**Records for the task:**

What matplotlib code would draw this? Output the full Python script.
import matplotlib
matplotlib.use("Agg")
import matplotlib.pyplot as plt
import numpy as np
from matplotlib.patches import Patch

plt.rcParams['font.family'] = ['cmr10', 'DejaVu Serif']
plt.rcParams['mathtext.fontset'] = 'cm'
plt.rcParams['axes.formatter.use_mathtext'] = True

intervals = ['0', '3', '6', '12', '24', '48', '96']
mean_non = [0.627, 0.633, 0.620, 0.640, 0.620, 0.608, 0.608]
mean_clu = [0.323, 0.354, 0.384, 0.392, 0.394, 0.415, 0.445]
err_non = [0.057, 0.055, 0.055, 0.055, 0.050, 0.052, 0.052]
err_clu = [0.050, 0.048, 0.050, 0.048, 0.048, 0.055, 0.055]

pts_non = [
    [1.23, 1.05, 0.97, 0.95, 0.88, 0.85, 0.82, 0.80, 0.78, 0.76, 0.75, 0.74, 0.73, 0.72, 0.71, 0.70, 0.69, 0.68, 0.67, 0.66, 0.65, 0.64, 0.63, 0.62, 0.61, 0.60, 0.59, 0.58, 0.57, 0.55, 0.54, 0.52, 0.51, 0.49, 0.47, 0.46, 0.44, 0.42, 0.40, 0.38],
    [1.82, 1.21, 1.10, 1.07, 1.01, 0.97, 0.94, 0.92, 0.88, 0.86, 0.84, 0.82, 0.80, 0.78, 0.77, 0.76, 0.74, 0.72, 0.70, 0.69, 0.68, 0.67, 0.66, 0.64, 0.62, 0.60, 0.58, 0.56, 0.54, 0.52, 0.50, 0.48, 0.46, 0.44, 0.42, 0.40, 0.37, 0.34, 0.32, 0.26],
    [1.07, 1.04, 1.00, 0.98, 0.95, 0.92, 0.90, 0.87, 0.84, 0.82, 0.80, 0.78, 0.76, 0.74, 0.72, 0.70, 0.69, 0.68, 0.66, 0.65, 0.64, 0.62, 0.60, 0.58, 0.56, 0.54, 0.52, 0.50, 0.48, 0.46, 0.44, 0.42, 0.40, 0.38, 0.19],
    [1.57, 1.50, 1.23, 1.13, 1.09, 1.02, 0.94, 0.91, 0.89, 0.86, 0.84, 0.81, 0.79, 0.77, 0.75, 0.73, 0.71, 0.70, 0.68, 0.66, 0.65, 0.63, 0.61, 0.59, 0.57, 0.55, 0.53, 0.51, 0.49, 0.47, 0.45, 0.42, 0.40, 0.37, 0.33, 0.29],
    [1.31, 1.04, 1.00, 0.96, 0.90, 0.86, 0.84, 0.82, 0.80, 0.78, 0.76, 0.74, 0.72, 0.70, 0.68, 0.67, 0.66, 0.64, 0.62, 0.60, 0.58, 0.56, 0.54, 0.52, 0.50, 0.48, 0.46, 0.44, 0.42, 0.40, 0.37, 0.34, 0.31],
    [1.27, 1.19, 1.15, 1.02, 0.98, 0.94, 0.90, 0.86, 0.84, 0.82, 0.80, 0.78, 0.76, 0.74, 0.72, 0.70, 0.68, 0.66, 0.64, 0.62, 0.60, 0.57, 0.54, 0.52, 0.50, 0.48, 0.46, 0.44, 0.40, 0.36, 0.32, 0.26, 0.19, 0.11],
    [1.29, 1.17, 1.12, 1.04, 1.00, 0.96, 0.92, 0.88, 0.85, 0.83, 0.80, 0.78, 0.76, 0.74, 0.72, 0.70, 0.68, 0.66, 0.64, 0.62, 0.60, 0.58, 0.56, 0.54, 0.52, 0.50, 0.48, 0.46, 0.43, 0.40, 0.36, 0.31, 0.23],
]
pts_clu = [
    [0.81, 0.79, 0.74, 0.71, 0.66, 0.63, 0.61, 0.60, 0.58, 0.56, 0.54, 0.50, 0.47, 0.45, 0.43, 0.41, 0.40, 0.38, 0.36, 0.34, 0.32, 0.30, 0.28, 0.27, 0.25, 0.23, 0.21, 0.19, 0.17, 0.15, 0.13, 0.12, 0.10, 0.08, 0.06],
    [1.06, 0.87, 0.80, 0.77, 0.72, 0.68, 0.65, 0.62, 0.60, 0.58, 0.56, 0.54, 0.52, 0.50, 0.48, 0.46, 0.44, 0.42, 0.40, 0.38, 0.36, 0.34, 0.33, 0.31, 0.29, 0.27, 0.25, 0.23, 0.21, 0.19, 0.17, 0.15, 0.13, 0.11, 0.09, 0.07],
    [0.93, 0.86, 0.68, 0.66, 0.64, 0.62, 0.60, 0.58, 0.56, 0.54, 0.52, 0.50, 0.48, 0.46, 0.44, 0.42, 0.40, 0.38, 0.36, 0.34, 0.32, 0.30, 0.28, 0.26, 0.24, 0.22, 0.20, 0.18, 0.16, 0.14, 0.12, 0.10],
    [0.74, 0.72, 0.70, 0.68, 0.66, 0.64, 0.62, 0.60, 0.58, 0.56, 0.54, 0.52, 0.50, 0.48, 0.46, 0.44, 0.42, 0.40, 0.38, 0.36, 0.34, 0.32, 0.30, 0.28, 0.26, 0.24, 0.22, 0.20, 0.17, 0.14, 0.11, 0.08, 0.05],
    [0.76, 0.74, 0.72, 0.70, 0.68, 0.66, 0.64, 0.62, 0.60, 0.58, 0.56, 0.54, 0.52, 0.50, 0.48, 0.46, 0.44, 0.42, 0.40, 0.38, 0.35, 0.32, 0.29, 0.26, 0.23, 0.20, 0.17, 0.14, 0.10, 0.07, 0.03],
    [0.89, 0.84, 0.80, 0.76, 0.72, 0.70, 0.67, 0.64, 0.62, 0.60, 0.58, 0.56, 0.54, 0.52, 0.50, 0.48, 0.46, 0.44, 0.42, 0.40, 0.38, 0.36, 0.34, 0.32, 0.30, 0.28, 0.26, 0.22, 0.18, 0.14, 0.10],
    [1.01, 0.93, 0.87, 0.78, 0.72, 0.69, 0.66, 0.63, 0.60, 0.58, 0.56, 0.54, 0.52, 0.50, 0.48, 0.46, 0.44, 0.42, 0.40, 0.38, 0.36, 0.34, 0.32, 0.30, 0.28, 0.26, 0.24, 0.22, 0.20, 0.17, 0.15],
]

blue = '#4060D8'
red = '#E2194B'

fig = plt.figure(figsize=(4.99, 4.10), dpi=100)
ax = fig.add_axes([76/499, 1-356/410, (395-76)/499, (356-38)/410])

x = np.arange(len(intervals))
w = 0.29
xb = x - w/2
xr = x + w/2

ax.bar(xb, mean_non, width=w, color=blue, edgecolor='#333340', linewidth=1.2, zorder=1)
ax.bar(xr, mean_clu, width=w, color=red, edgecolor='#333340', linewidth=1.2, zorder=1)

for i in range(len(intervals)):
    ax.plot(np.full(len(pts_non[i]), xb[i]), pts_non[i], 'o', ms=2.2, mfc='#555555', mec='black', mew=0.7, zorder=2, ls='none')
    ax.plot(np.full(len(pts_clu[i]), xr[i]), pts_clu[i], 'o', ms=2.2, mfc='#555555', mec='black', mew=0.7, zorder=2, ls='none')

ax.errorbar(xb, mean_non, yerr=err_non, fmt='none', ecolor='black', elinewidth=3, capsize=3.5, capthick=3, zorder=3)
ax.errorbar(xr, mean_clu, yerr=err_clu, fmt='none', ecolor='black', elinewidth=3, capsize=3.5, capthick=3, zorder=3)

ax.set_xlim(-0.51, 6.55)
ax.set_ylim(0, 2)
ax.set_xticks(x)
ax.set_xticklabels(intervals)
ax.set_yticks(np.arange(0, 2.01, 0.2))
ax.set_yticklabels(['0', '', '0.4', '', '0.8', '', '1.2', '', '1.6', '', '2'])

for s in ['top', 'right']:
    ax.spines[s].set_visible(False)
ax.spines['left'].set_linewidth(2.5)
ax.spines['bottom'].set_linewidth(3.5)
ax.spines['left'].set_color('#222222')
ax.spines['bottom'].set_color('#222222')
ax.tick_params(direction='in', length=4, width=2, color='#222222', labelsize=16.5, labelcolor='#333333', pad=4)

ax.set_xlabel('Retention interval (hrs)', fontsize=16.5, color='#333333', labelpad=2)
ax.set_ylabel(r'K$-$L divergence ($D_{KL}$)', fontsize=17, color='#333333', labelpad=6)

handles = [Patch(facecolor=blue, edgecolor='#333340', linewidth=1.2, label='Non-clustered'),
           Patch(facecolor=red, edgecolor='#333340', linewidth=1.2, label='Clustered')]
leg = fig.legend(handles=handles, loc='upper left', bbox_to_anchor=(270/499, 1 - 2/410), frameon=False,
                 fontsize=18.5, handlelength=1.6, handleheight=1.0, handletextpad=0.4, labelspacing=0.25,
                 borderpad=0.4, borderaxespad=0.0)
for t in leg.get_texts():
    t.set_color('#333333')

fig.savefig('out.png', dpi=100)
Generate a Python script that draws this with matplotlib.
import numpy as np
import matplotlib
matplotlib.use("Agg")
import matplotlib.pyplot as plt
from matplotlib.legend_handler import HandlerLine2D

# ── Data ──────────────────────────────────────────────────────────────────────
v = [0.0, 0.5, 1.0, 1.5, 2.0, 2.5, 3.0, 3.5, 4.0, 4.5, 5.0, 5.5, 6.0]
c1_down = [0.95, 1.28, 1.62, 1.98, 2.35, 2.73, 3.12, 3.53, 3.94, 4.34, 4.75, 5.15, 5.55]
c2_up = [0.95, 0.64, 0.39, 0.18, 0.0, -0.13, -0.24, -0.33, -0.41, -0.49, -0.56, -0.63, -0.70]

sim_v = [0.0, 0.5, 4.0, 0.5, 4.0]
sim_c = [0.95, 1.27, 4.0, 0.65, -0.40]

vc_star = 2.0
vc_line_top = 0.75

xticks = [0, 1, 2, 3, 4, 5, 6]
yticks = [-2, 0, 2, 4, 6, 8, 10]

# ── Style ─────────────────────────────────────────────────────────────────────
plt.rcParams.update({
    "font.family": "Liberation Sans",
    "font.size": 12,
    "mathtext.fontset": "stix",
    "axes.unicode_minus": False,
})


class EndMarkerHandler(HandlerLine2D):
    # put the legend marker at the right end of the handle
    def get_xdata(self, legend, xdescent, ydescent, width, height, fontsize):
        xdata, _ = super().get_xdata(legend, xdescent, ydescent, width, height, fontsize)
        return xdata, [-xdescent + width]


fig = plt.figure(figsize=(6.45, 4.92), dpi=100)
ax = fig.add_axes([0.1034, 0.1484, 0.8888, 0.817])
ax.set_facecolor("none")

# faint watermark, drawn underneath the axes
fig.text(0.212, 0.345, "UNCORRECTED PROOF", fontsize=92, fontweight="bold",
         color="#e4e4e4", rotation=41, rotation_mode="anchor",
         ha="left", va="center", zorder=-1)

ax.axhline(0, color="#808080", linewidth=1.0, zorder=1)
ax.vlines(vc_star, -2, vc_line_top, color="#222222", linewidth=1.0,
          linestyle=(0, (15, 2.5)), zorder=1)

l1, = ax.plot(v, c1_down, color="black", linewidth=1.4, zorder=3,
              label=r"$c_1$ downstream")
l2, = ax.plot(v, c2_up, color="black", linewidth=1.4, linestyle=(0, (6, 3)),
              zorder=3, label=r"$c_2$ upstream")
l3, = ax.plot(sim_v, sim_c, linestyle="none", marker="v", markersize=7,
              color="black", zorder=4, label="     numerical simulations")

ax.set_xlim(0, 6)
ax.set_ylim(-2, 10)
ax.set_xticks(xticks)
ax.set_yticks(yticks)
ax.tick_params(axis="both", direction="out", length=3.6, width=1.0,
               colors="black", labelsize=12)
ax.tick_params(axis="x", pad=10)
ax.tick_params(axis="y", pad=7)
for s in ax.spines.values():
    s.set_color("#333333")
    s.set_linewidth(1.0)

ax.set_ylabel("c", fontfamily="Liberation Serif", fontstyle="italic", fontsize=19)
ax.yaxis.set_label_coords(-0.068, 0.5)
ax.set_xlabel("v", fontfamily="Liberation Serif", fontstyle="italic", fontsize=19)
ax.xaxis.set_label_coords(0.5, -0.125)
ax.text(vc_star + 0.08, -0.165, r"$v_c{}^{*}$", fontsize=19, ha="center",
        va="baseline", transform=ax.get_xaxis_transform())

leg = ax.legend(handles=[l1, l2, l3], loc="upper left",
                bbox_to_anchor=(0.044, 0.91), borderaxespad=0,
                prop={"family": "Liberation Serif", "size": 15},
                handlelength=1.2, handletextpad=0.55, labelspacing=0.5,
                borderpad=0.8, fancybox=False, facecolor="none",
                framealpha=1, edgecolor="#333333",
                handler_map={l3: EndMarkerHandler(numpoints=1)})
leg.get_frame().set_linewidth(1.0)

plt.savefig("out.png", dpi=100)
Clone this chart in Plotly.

**Given problem:** Your task is to quote the lines above, beginning with the first and ending with the one that holds "err_clu = [0.050, 0.048, 0.050, 0.048, 0.048, 0.055, 0.055]".

**The result:**
What matplotlib code would draw this? Output the full Python script.
import matplotlib
matplotlib.use("Agg")
import matplotlib.pyplot as plt
import numpy as np
from matplotlib.patches import Patch

plt.rcParams['font.family'] = ['cmr10', 'DejaVu Serif']
plt.rcParams['mathtext.fontset'] = 'cm'
plt.rcParams['axes.formatter.use_mathtext'] = True

intervals = ['0', '3', '6', '12', '24', '48', '96']
mean_non = [0.627, 0.633, 0.620, 0.640, 0.620, 0.608, 0.608]
mean_clu = [0.323, 0.354, 0.384, 0.392, 0.394, 0.415, 0.445]
err_non = [0.057, 0.055, 0.055, 0.055, 0.050, 0.052, 0.052]
err_clu = [0.050, 0.048, 0.050, 0.048, 0.048, 0.055, 0.055]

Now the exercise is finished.